How Transactions Flow into the Ledger

The process of recording transactions in a ledger follows several important steps:

  1. Recording in the Journal: All financial transactions are first recorded in a journal, also called a book of original entry. Each entry includes the date, description, and the amount of the transaction.
  2. Posting to the Ledger: After journal entries are made, they are “posted” or transferred to the appropriate accounts in the ledger. This process categorizes and organizes the information for further analysis and reporting.
  3. Balancing the Ledger: The ledger must be regularly balanced to ensure the accuracy of the accounts. If the debits and credits don’t match, it signals an error in the journal entry or posting process.
  4. Generating Financial Statements: Once the ledger is balanced, it serves as the basis for generating the financial statements that provide insights into the organization’s financial health.

Benefits of Using a Ledger

  1. Accuracy and Transparency: By providing a systematic method for tracking transactions, ledgers help maintain accurate financial records. This transparency is vital for businesses to ensure that their financial practices meet regulatory standards and for building trust with stakeholders.
  2. Easy Access and Organization: A well-maintained ledger simplifies the retrieval of financial data. Instead of sifting through individual transactions in a journal, you can refer to the categorized accounts in the ledger to gain insights quickly.
  3. Error Detection: The process of regularly balancing the ledger helps businesses detect and correct any discrepancies or errors in their financial records. This reduces the risk of mistakes that can lead to financial misstatements.
  4. Audit Trail: Ledgers provide a clear audit trail, which is especially important for compliance purposes. Auditors and tax authorities can use the ledger to verify that the financial records align with the reported financial statements.

The Evolution of the Ledger

Historically, ledgers were maintained manually, with accountants or bookkeepers writing entries by hand. However, the introduction of computers and accounting software revolutionized ledger management.

Today, digital ledgers in the form of cloud-based accounting tools (like QuickBooks, Xero, or SAP) have made it easier to record, update, and manage financial data. These systems not only automate the posting process but also provide real-time financial insights, forecasting tools, and integration with other financial systems like payroll and banking.

In addition, blockchain technology has brought about a new type of digital ledger. Blockchain ledgers are decentralized and immutable, making them especially useful for secure transactions in cryptocurrencies, supply chain management, and other industries that require a transparent, tamper-proof record.

Blockchain Ledgers: A Game-Changer in Financial Systems

While traditional ledgers serve businesses and organizations, blockchain ledgers have the potential to reshape how financial transactions are recorded and verified. A blockchain ledger is a distributed ledger that records transactions in a secure, transparent, and decentralized manner. Once a transaction is recorded on a blockchain, it cannot be altered or deleted, making it ideal for environments where trust and data integrity are paramount.

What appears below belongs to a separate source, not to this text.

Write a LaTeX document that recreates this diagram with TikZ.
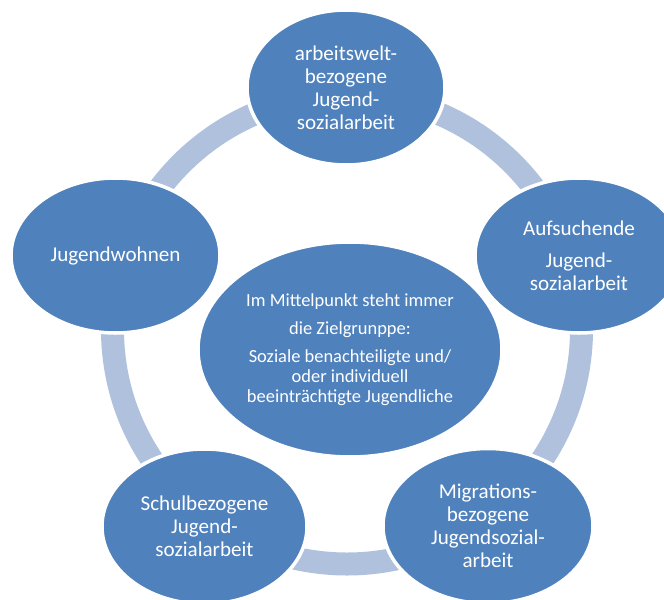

Blockchain technology underpins cryptocurrencies like Bitcoin and Ethereum, but it’s also being explored for other uses, such as cross-border payments, supply chain tracking, and even digital identity management. Its transparency, security, and efficiency present a significant advancement over traditional ledger systems.

Conclusion

Ledgers have long been essential tools for maintaining financial records, whether in small businesses, large corporations, or national economies. They help ensure accuracy, compliance, and transparency, providing the foundation for reliable financial reporting. With the evolution of accounting software and blockchain technology, the ledger continues to be an indispensable element in the modern financial landscape.

In both traditional accounting and the emerging world of decentralized finance, the ledger’s role remains central. It’s clear that, as technology continues to evolve, the ledger will adapt, becoming an even more powerful tool for ensuring the integrity and transparency of financial systems worldwide.